At any given time in a career, you run the risk of being laid off, getting fired, going broke, dealing with criticism, becoming disabled or unable to work, forced to find new work fast, discrimination, etc.
Ironically, the more successful you become, the greater the risks.
Try these 6 timeless career survival tactics to help you minimize risk throughout your career.
6. Diversify Your Network
Make connections beyond your own career path. Every person should have at least one friend or expert in their lives in the following areas:
- Insurance professional
- Financial advisor
- Website designer/business owner
- Artist or graphic designer
- Real estate broker
Why All These People and What Makes Them Important?
Each of the above professions covers one thing related to survival in the United States.
Whether it be your money, safety, legal needs, home construction, personal health, political influence, or simply finding a place to live, having a person in each field that you trust will benefit you.
If you cannot sure why today, you will find out the day you try to start a business, deal with the IRS, need to make sure your prescriptions are filled, need a job etc.
5. Stay Committed to Educating Yourself
There is no such thing anymore as a college education and work experience being enough to advance your career. In order to earn more, you have to learn more for your career growth.
Why Should You Never Stop Learning?
Companies do not always invest in specialized training.
Plus, college degrees only represent an education that was relevant at the time you had attended school.
Get your certifications. If you spot something more should be learned, act on that instinct and learn it.
4. Never Be Afraid to Relocate for a Job or Change It
Never fear changing jobs, your career path, and relocating for new work.
Are You Saying Move to the Middle of Nowhere for a Job?
Yes. Survival is defined as “the state or fact of continuing to live or exist, typically in spite of an accident, ordeal, or difficult circumstances.”
If you change where you live to keep your job, especially in a global economy, you will benefit from the experience.
If you want to stay put and find a new job locally, do so before the company does layoffs. Lean on your friends and family for assistance.
Your career is a journey. If you choose not to relocate for your career, but career survival demands it, you are damaging your career path to success.
3. Always Improve and Adjust Your Salary for Inflation
If you think you are making lots of money now, please keep in mind your salary will not be worth the same for much longer. You have to prepare to negotiate up when it comes to salary.
What Is the Big Deal With Inflation If I Am Making Lots of Money Now?
Imagine for a moment that you start a new business. Now, imagine you make $75,000/year, you are single, and live alone in a US state with a low cost of living.
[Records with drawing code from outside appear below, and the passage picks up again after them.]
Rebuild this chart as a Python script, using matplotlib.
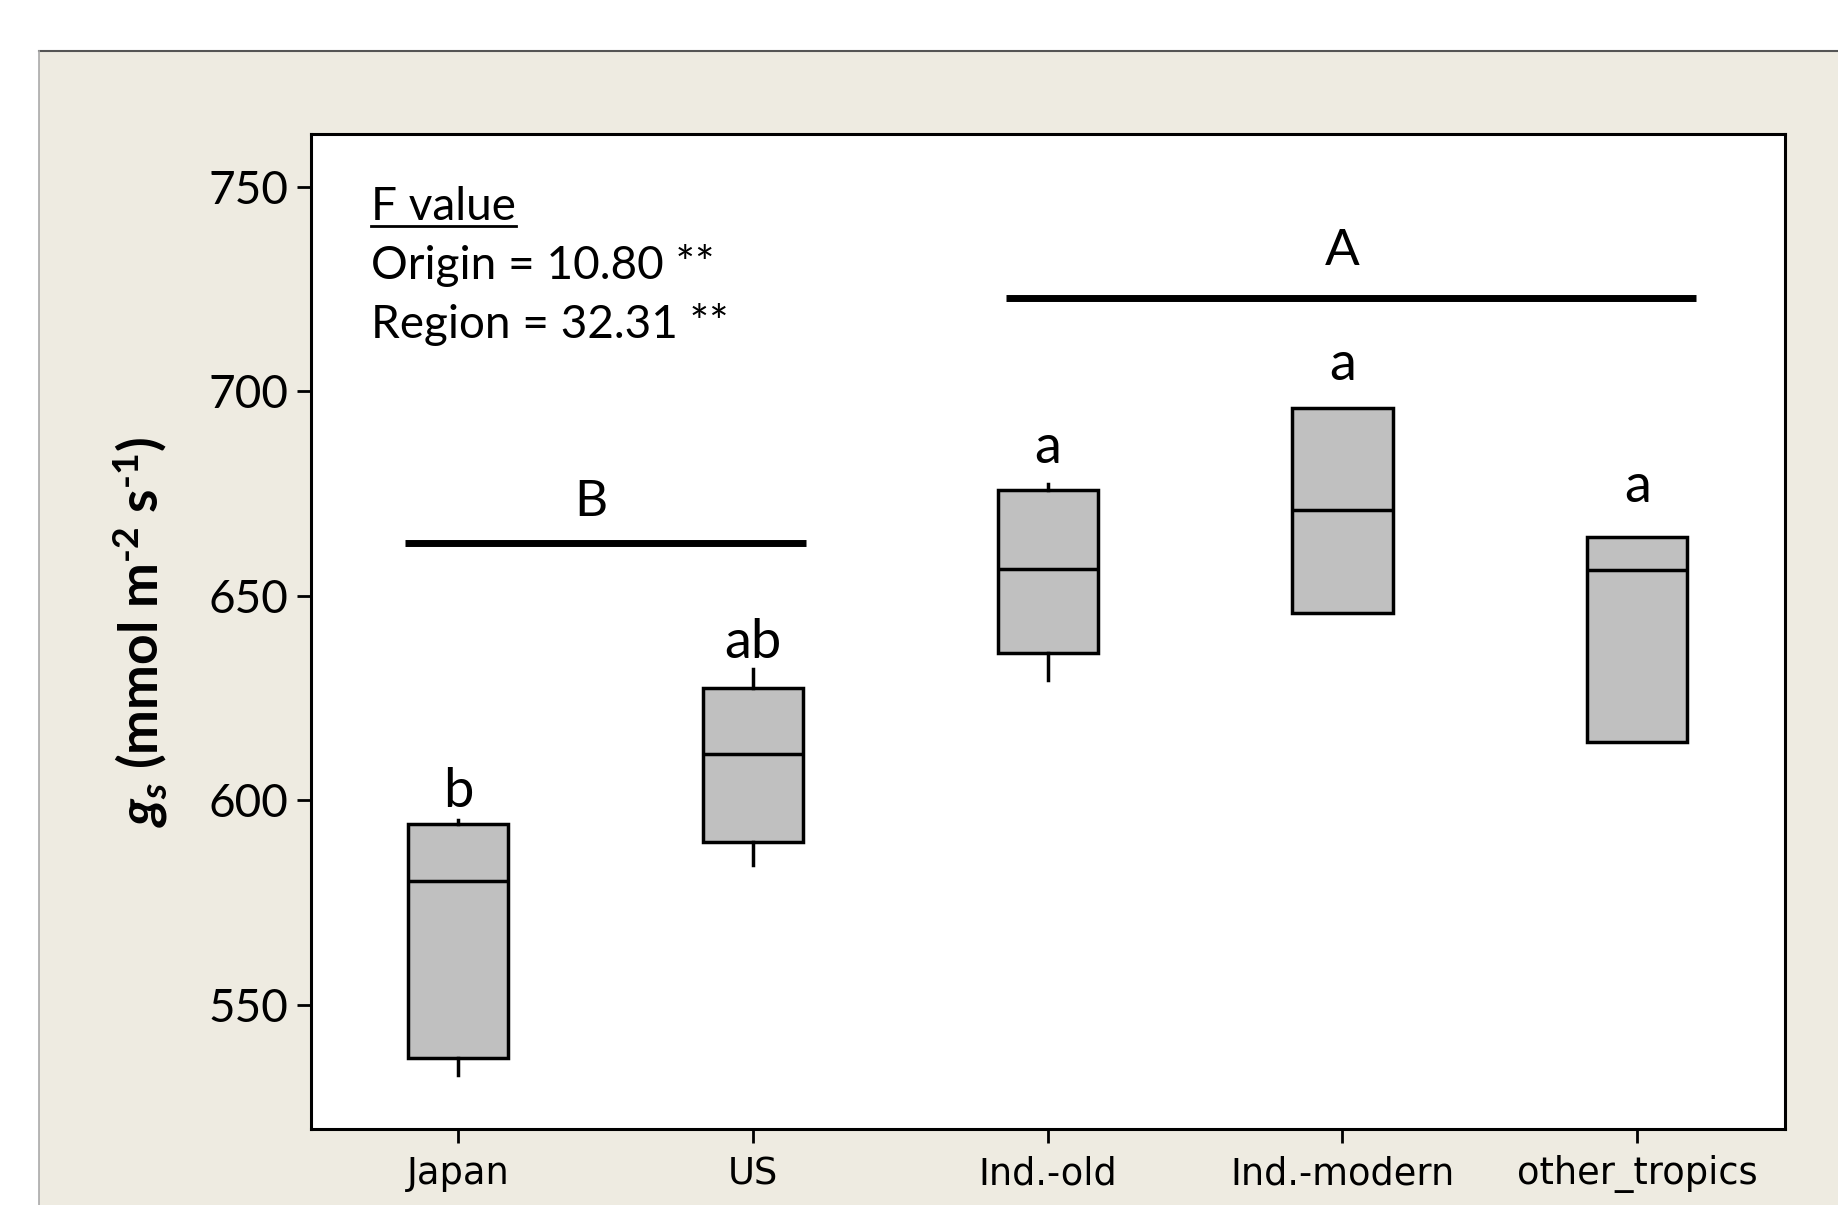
import matplotlib
matplotlib.use('Agg')
import matplotlib.pyplot as plt
from matplotlib.patches import Rectangle
from matplotlib.lines import Line2D

# stomatal conductance by origin group
groups = ['Japan', 'US', 'Ind.-old', 'Ind.-modern', 'other_tropics']
q1 = [536.8, 589.8, 636.0, 645.7, 614.2]
med = [580.1, 611.3, 656.6, 670.9, 656.3]
q3 = [594.1, 627.4, 675.8, 695.8, 664.3]
whis_lo = [532.8, 584.1, 629.4, 645.7, 614.2]
whis_hi = [595.0, 632.0, 677.2, 695.8, 664.3]

# multiple comparison letters
letters = ['b', 'ab', 'a', 'a', 'a']
letter_y = [602.1, 638.5, 686.1, 706.4, 676.6]

# region groups (bar start, bar end, bar level, label)
region_labels = ['B', 'A']
region_x0 = [-0.18, 1.86]
region_x1 = [1.18, 4.20]
region_y = [662.9, 722.8]
region_label_x = [0.45, 3.0]
region_label_y = [672.9, 734.2]

f_lines = ['Origin = 10.80 **', 'Region = 32.31 **']

plt.rcParams['mathtext.fontset'] = 'custom'
plt.rcParams['mathtext.rm'] = 'Lato:bold'
plt.rcParams['mathtext.it'] = 'Lato:bold:italic'
plt.rcParams['mathtext.bf'] = 'Lato:bold'

fig = plt.figure(figsize=(18.38, 12.05), dpi=100)
fig.patch.set_facecolor('white')
# beige panel with grey frame lines
fig.patches.append(Rectangle((39 / 1838, 0), 1 - 39 / 1838, 1 - 51 / 1205,
                             transform=fig.transFigure, facecolor='#eeebe1',
                             edgecolor='none', zorder=-5))
fig.lines.append(Line2D([39 / 1838, 1], [1 - 51 / 1205, 1 - 51 / 1205],
                        transform=fig.transFigure, color='#555555', lw=1.5,
                        zorder=-4))
fig.lines.append(Line2D([39 / 1838, 39 / 1838], [0, 1 - 51 / 1205],
                        transform=fig.transFigure, color='#aaaaaa', lw=1.2,
                        zorder=-4))

ax = fig.add_axes([0.169, 0.0632, 0.802, 0.8258])
ax.set_facecolor('white')

stats = []
for i in range(len(groups)):
    stats.append({'label': groups[i], 'q1': q1[i], 'med': med[i], 'q3': q3[i],
                  'whislo': whis_lo[i], 'whishi': whis_hi[i], 'fliers': []})

ax.bxp(stats, positions=range(len(groups)), widths=0.34, patch_artist=True,
       showcaps=False, showfliers=False,
       boxprops=dict(facecolor='#c0c0c0', edgecolor='black', linewidth=2.5),
       medianprops=dict(color='black', linewidth=2.5),
       whiskerprops=dict(color='black', linewidth=2.5))

ax.set_xlim(-0.5, 4.5)
ax.set_ylim(519.6, 762.9)
ax.set_yticks([550, 600, 650, 700, 750])
ax.set_xticks(range(len(groups)))
ax.set_xticklabels(groups, fontname='DejaVu Sans', fontsize=26.5)
for t in ax.get_yticklabels():
    t.set_fontname('Lato')
    t.set_fontsize(33)
ax.tick_params(axis='both', direction='out', length=10, width=2, color='black')
ax.tick_params(axis='x', pad=9)
ax.tick_params(axis='y', pad=6)
for s in ax.spines.values():
    s.set_linewidth(2.2)

ax.set_ylabel(r'$g_s$ (mmol m$^{\text{-2}}$ s$^{\text{-1}}$)', fontname='Lato',
              fontweight='bold', fontsize=38.5, labelpad=28)

for i in range(len(groups)):
    ax.text(i, letter_y[i], letters[i], ha='center', va='center',
            fontname='Lato', fontsize=39)

for i in range(len(region_labels)):
    ax.plot([region_x0[i], region_x1[i]], [region_y[i], region_y[i]],
            color='black', lw=5, solid_capstyle='butt')
    ax.text(region_label_x[i], region_label_y[i], region_labels[i],
            ha='center', va='center', fontname='Lato', fontsize=37)

ftitle = ax.text(-0.294, 745.1, 'F value', ha='left', va='center',
                 fontname='Lato', fontsize=33)
ax.text(-0.294, 730.8, f_lines[0], ha='left', va='center',
        fontname='Lato', fontsize=33)
ax.text(-0.294, 716.2, f_lines[1], ha='left', va='center',
        fontname='Lato', fontsize=33)

# underline the F value heading
fig.canvas.draw()
bb = ftitle.get_window_extent()
inv = fig.transFigure.inverted()
(x0, y0), (x1, _) = inv.transform([(bb.x0, bb.y0 + 2), (bb.x1, bb.y0)])
fig.lines.append(Line2D([x0, x1], [y0, y0], transform=fig.transFigure,
                        color='black', lw=2))

fig.savefig('out.png', dpi=100)
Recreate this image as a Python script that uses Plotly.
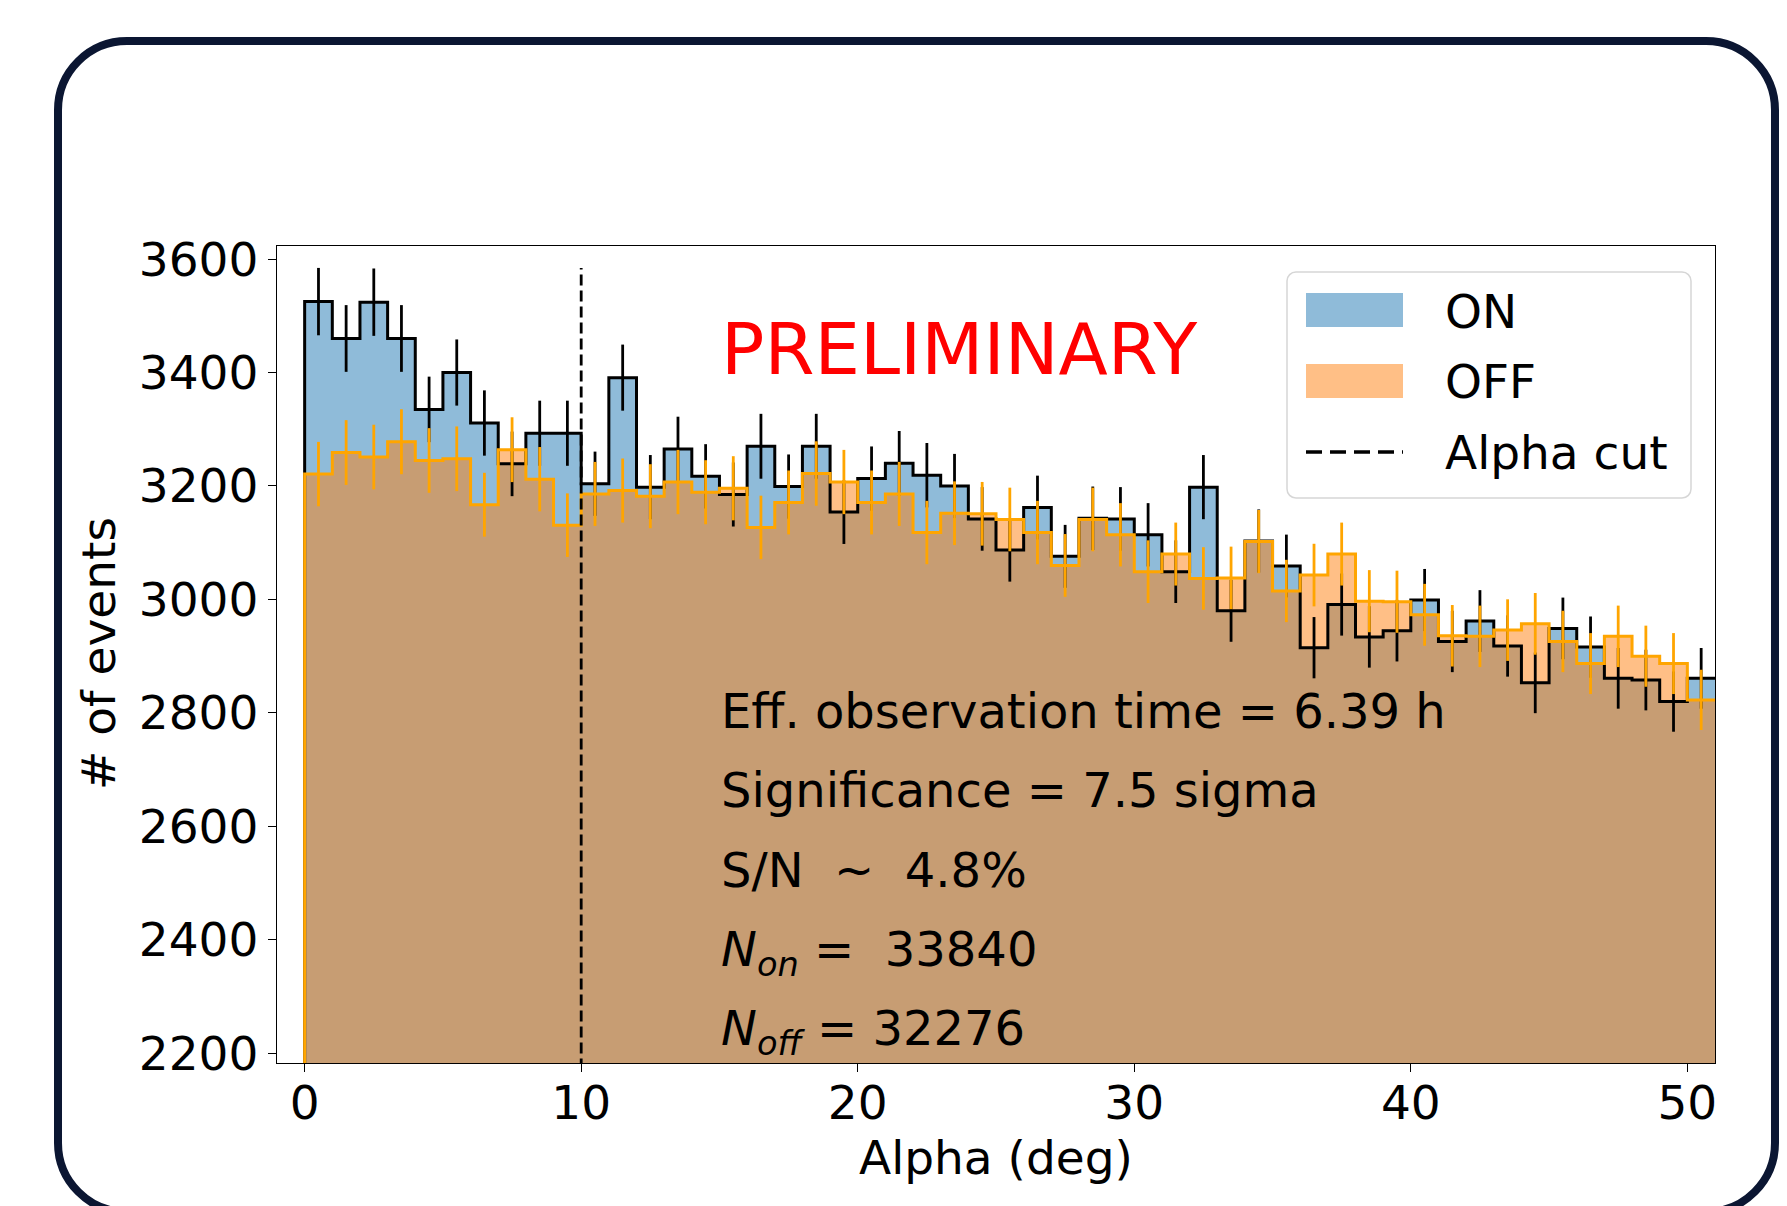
import numpy as np
import plotly.graph_objects as go

# ---------------- data ----------------
alpha_edges = list(range(0, 52))          # 1-degree bins from 0 to 51 deg
on_counts = [3525, 3460, 3524, 3460, 3335, 3400, 3311, 3239, 3293, 3293,
             3204, 3391, 3198, 3265, 3217, 3185, 3270, 3199, 3270, 3154,
             3213, 3240, 3219, 3200, 3142, 3087, 3162, 3076, 3143, 3142,
             3114, 3049, 3198, 2980, 3103, 3059, 2915, 2991, 2934, 2945,
             2999, 2926, 2962, 2918, 2853, 2949, 2916, 2861, 2858, 2820, 2861]
off_counts = [3221, 3259, 3251, 3278, 3245, 3248, 3167, 3264, 3212, 3131,
              3186, 3192, 3182, 3207, 3189, 3196, 3127, 3171, 3222, 3207,
              3171, 3186, 3118, 3152, 3151, 3141, 3118, 3060, 3141, 3114,
              3049, 3080, 3037, 3038, 3102, 3015, 3043, 3080, 2997, 2996,
              2973, 2936, 2935, 2946, 2957, 2926, 2887, 2935, 2900, 2887, 2823]
alpha_cut = 10
x_ticks = [0, 10, 20, 30, 40, 50]
y_ticks = [2200, 2400, 2600, 2800, 3000, 3200, 3400, 3600]
info_lines = [
    "Eff. observation time = 6.39 h",
    "Significance = 7.5 sigma",
    "S/N\u00a0 ~\u00a0 4.8%",
    "<i>N</i><sub><i>on</i></sub> =\u00a0 33840",
    "<i>N</i><sub><i>off</i></sub> = 32276",
]
legend_labels = ["ON", "OFF", "Alpha cut"]

# ---------------- geometry ----------------
W, H = 1787, 1206
PL, PR, PT, PB = 277, 1715, 246, 1063
XR = [-1, 51]
YR = [2183, 3623]
FONT = "DejaVu Sans"
FS = 47
FS_INFO = 48

def px2x(px):
    return XR[0] + (px - PL) / (PR - PL) * (XR[1] - XR[0])

def py2y(py):
    return YR[1] - (py - PT) / (PB - PT) * (YR[1] - YR[0])

def ppx(px):
    return (px - PL) / (PR - PL)

def ppy(py):
    return (PB - py) / (PB - PT)

def rounded_path(x0, y0, x1, y1, r):
    k = 0.5523 * r
    pts = [
        ("M", [(x0 + r, y0)]),
        ("L", [(x1 - r, y0)]),
        ("C", [(x1 - r + k, y0), (x1, y0 + r - k), (x1, y0 + r)]),
        ("L", [(x1, y1 - r)]),
        ("C", [(x1, y1 - r + k), (x1 - r + k, y1), (x1 - r, y1)]),
        ("L", [(x0 + r, y1)]),
        ("C", [(x0 + r - k, y1), (x0, y1 - r + k), (x0, y1 - r)]),
        ("L", [(x0, y0 + r)]),
        ("C", [(x0, y0 + r - k), (x0 + r - k, y0), (x0 + r, y0)]),
    ]
    s = ""
    for cmd, plist in pts:
        s += cmd + " ".join(f"{ppx(a):.5f},{ppy(b):.5f}" for a, b in plist) + " "
    return s + "Z"

on = np.array(on_counts, dtype=float)
off = np.array(off_counts, dtype=float)
edges = np.array(alpha_edges, dtype=float)
centers = (edges[:-1] + edges[1:]) / 2
on_err = np.sqrt(on)
off_err = np.sqrt(off)

step_x = [edges[0]] + list(edges)
on_step_y = [0] + list(on) + [on[-1]]
off_step_y = [0] + list(off) + [off[-1]]

BLUE_FILL = "rgba(31,119,180,0.5)"
ORANGE_FILL = "rgba(255,127,14,0.5)"
ORANGE = "#ffa500"

fig = go.Figure()
fig.add_trace(go.Scatter(x=step_x, y=on_step_y, mode="lines", line=dict(width=0, shape="hv"),
                         fill="tozeroy", fillcolor=BLUE_FILL, hoverinfo="skip", name="ON"))
fig.add_trace(go.Scatter(x=step_x, y=off_step_y, mode="lines", line=dict(width=0, shape="hv"),
                         fill="tozeroy", fillcolor=ORANGE_FILL, hoverinfo="skip", name="OFF"))
fig.add_trace(go.Scatter(x=step_x, y=on_step_y, mode="lines",
                         line=dict(color="black", width=3, shape="hv"), name="ON"))
fig.add_trace(go.Scatter(x=centers, y=on, mode="markers", marker=dict(size=0, color="rgba(0,0,0,0)"),
                         error_y=dict(type="data", array=on_err, color="black", thickness=2.8, width=0),
                         name="ON"))
fig.add_trace(go.Scatter(x=step_x, y=off_step_y, mode="lines",
                         line=dict(color=ORANGE, width=3, shape="hv"), name="OFF"))
fig.add_trace(go.Scatter(x=centers, y=off, mode="markers", marker=dict(size=0, color="rgba(0,0,0,0)"),
                         error_y=dict(type="data", array=off_err, color=ORANGE, thickness=2.8, width=0),
                         name="OFF"))
cut_top = float(np.max(on + on_err))
fig.add_trace(go.Scatter(x=[alpha_cut, alpha_cut], y=[0, cut_top], mode="lines",
                         line=dict(color="black", width=2.8, dash="11px,5px"), name="Alpha cut"))

shapes = []
# outer rounded frame
shapes.append(dict(type="path", xref="paper", yref="paper", path=rounded_path(58, 41, 1775, 1212, 69),
                   line=dict(color="#0b1632", width=8), fillcolor="rgba(0,0,0,0)", layer="above"))
# legend box
shapes.append(dict(type="path", xref="paper", yref="paper", path=rounded_path(1287, 272, 1691, 498, 9),
                   line=dict(color="#d6d6d6", width=1.5), fillcolor="rgba(255,255,255,0.8)", layer="above"))
shapes.append(dict(type="rect", xref="paper", yref="paper", x0=ppx(1306), x1=ppx(1403), y0=ppy(293), y1=ppy(327),
                   fillcolor=BLUE_FILL, line=dict(width=0), layer="above"))
shapes.append(dict(type="rect", xref="paper", yref="paper", x0=ppx(1306), x1=ppx(1403), y0=ppy(364), y1=ppy(398),
                   fillcolor=ORANGE_FILL, line=dict(width=0), layer="above"))
shapes.append(dict(type="line", xref="paper", yref="paper", x0=ppx(1306), x1=ppx(1403), y0=ppy(452), y1=ppy(452),
                   line=dict(color="black", width=3.5, dash="16px,8px"), layer="above"))

annotations = []
for lab, yc in zip(legend_labels, [311, 381, 452]):
    annotations.append(dict(text=lab, xref="paper", yref="paper", x=ppx(1443), y=ppy(yc),
                            xanchor="left", yanchor="middle", showarrow=False,
                            font=dict(family=FONT, size=FS, color="black")))
annotations.append(dict(text="PRELIMINARY", xref="x", yref="y", x=15, y=py2y(374 - 0.346 * 72),
                        xanchor="left", yanchor="middle", showarrow=False,
                        font=dict(family=FONT, size=72, color="red")))
baselines = [728, 807, 887, 966, 1045]
for txt, bl in zip(info_lines, baselines):
    annotations.append(dict(text=txt, xref="x", yref="y", x=15, y=py2y(bl - 0.928 * FS_INFO - 2),
                            xanchor="left", yanchor="top", showarrow=False,
                            font=dict(family=FONT, size=FS_INFO, color="black")))
annotations.append(dict(text="# of events", xref="paper", yref="paper", x=ppx(98), y=ppy(654),
                        xanchor="center", yanchor="middle", textangle=-90, showarrow=False,
                        font=dict(family=FONT, size=FS, color="black")))
annotations.append(dict(text="Alpha (deg)", xref="paper", yref="paper", x=ppx(996), y=ppy(1157),
                        xanchor="center", yanchor="middle", showarrow=False,
                        font=dict(family=FONT, size=FS, color="black")))

axis_common = dict(showline=True, linecolor="black", linewidth=1.3, mirror=True,
                   ticks="outside", ticklen=8, tickwidth=1.3, tickcolor="black",
                   showgrid=False, zeroline=False,
                   tickfont=dict(family=FONT, size=FS, color="black"))

fig.update_layout(
    width=W, height=H, autosize=False,
    margin=dict(l=PL, r=W - PR, t=PT, b=H - PB, pad=0),
    paper_bgcolor="white", plot_bgcolor="white",
    showlegend=False,
    xaxis=dict(range=XR, tickvals=x_ticks, ticklabelstandoff=-10, **axis_common),
    yaxis=dict(range=YR, tickvals=y_ticks, **axis_common),
    shapes=shapes, annotations=annotations,
)

fig.write_html("out.html", config={"displayModeBar": False},
               post_script="document.body.style.margin='0';document.body.style.overflow='hidden';")
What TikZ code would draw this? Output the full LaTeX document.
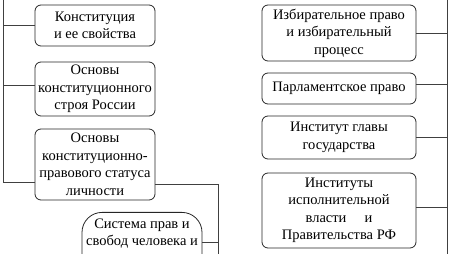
\documentclass[tikz,border=0pt]{standalone}
\usepackage{fontspec}
\setmainfont{Liberation Serif}
\usetikzlibrary{positioning}

\begin{document}
\begin{tikzpicture}[x=1pt, y=-1pt,
    topic/.style={rectangle, draw=black!85, line width=0.8pt, rounded corners=6pt, align=center, inner sep=2pt, font=\fontsize{14.5}{17.5}\selectfont},
    lbox/.style={topic, minimum width=120pt},
    rbox/.style={topic, minimum width=154pt},
    link/.style={draw=black!75, line width=0.8pt}
]
    \clip (0,0) rectangle (451,254);

    % left column
    \node[lbox, minimum height=41pt] (konst) at (95,25.5) {Конституция\\ и ее свойства};
    \node[lbox, minimum height=54pt] (osnovy) at (95,89) {Основы\\ конституционного\\ строя России};
    \node[lbox, minimum height=71pt] (status) at (95,164.5) {Основы\\ конституционно-\\ правового статуса\\ личности};
    \node[lbox, rounded corners=20pt, anchor=north, inner ysep=6pt] (sistema) at (142,212) {Система прав и\\ свобод человека и\\ ~\\ ~};

    % right column
    \node[rbox, minimum height=56pt] (izbir) at (339,33) {Избирательное право\\ и избирательный\\ процесс};
    \node[rbox, minimum height=31pt] (parl) at (339,88.5) {Парламентское право};
    \node[rbox, minimum height=43pt] (glava) at (339,137.5) {Институт главы\\ государства};
    \node[rbox, minimum height=75pt] (ispoln) at (339,210.5) {Институты\\ исполнительной\\ власти\hspace{1em} и\\ Правительства РФ};

    % trunks
    \coordinate (ltop) at (3,0);
    \coordinate (lend) at (3,182);
    \coordinate (rtop) at (447,0);
    \coordinate (rend) at (447,254);
    \coordinate (mtop) at (218,184);
    \coordinate (mend) at (218,254);

    \draw[link] (ltop) -- (lend);
    \draw[link] (konst.west) -- (konst.west -| ltop);
    \draw[link] ([yshift=4pt]osnovy.west) -- ([yshift=4pt]osnovy.west -| ltop);
    \draw[link] (lend) -- (lend -| status.west);

    \draw[link] (rtop) -- (rend);
    \draw[link] (izbir.east) -- (izbir.east -| rtop);
    \draw[link] ([yshift=4pt]parl.east) -- ([yshift=4pt]parl.east -| rtop);
    \draw[link] (glava.east) -- (glava.east -| rtop);
    \draw[link] ([yshift=3pt]ispoln.east) -- ([yshift=3pt]ispoln.east -| rtop);

    \draw[link] (mtop -| status.east) -- (mtop) -- (mend);
    \draw[link] (sistema.east |- 0,242) -- (218,242);
\end{tikzpicture}
\end{document}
Now, check and see what $75K looks like today vs what it looked like 20 years ago.
Whatever you are making now at your job, 20 years from now it will not be the same great salary you once believed was more than enough.
2. Do Your Very Best to Never Require Government Financial Assistance
Whether it be financial aid or social security for disability, do your very best to never file for financial assistance from the government. There are better ways to make the little amount of money the government provides.
Why Not If I Am Entitled to Financial Assistance?
Speaking from personal experience, the day you rely on borrowed money from the government, your career becomes dictated by rules and laws that seem to restrict you from moving forward rather than help you.
Do your best to avoid dealing with them. If you must get assistance, remember that government money is not a salary. It is meant to help you temporarily, so it will not be a lot of money.
Time spent proving you need assistance is better spent finding a job with a company that understands your need for work-life balance.
1. Get Action-Focused During Your Toughest Career Challenges
We live in a world in which everyone can discuss feelings and how everyone should be feeling.
If you are going through a career challenge, do not get caught up in the trend of emphasizing “feelings” over “actions”. Become action-focused.
Start improving your feelings by taking actions that lead to positive consequences.
Remember This Whenever You Fear Offending Someone
When you focus on feeling the right way during your most difficult career times, you stop taking action in your career to improve it. Here is a step-by-step example of focusing too much on feelings:
- You are laid off by your boss
- Instead of moving forward, you stop to analyze how everyone “felt”.
- “My boss laid me off! But I guess he was only thinking of the business. He must have a family, too, so I should feel more understanding. It must not have been easy for him. Still, it feels unfair that he gave me no time to prepare for a new job. This just feels so unfair to me.”
- The consequences of taking no action results in an unemployed person focused on rationalizing feelings, instead of actions that should have or will be taken.
Try a focus on action:
“This was a learning experience. I have to find a new job.”
What Makes an Action-Focus a Key to Career Survival
You hold yourself accountable for moving forward when you focus on taking action.
On the other hand, if you always hold yourself accountable for the feelings of others, you set an impossible standard for yourself. Behaving as if you can accommodate all the feelings of every person in your career leads to paralyzing fear of taking action.
No one can read minds and you should not wait for anyone to read yours. Waiting to take action is a career-killer.